Monday, December 29, 2008
things I love
I post a lot about the hard stuff at work. The stuff that breaks my heart. The stuff that hurts. The stuff that makes me wonder about society and the world I live in. And that stuff is very real. What's also very real is all the good stuff. The great stuff. The stuff that makes me come back day after day (because it's certainly not the money...)
I love the clients I work with. They are an amazing group of people and despite the fact that they are homeless and living on the fringes of society they give me huge hope for the future of humanity and faith in the resiliency of the spirit (and the body for that matter). While some of the people I work with are very down and very unhappy with their circumstances, some of them are the happiest people I know. People who are genuinely fun to be around and have the kind of smiles that just make you want to smile along too.
Ed is an older gentleman, definitely a senior citizen and has been living on the streets for a very long time. I almost never call him Eddy the way most of the staff do. To me he is always Mr. Johnson. I'm not sure how that started, maybe because he's older or maybe it was a joke and he really seemed to like it, i don't remember anymore. Mr. Johnson always has a smile for me and when I have time to sit down with him he always has something to say. Once, he was explaining to me that he always carries food with him and he pulled from inside his jacket an entire package of bacon and exclaimed "I eat it raw!"
Then there's Frank. Frank spends most of his time drunk, or at least a bit tipsy, and yet he almost always manages to stay sober enough to function. He used to have a hat that said "drunk man walking" and it was the most appropriate thing! Frank always has a grin for me, and when he's standing or sitting, a handshake (i see him lying down in the shelter a lot). Frank has the distinction of being the only client to have ever kissed me. I was shaking his hand one day when he pulled it to his mouth and kissed it, to which I replied "no kisses Frank" and I remind him of this often when I think he's going to try again. I think he's about 40, but it's hard to know.

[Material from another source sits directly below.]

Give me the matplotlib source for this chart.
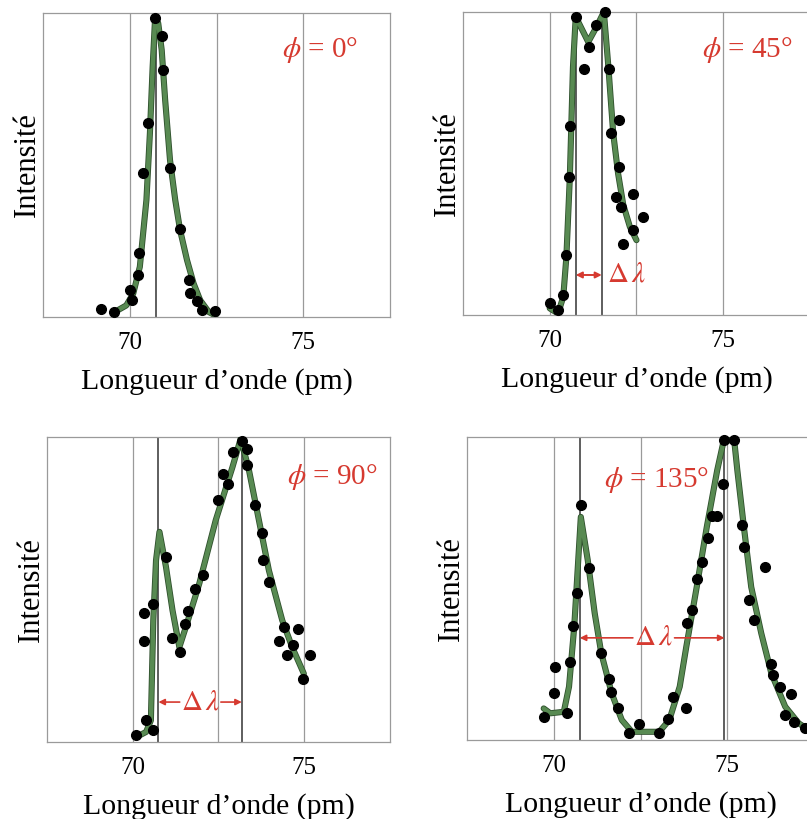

Greg is a very quiet man, but when I've had the opportunity to sit and talk with him I've been able to learn a lot about him. He's a traveler, and has been all over Canada, but stays here to look after his sister, who he is always losing (they get drunk and separated most often, or so it seems). His sister has facial features which suggest FASD and it seems likely he looked after her when they were children as well. The one thing about Greg, a happy go lucky sort of guy, to be careful about, is waking him up. Both the police and I have made that mistake. He once almost got arrested for assaulting a police officer when they woke him up while he was sleeping on a park bench and he took a swing at them. He'll utter strings of profanities and insults if his sleep his disturbed. Then, once awake, he comes over and apologizes quite sincerly.
People like these are the people who make my job worth doing. If everyone I worked with threatened to kill me and gave me huge guilt trips I'm pretty sure I couldn't do what I do. It's the balance that makes it do able. I balance I've so far been able to find.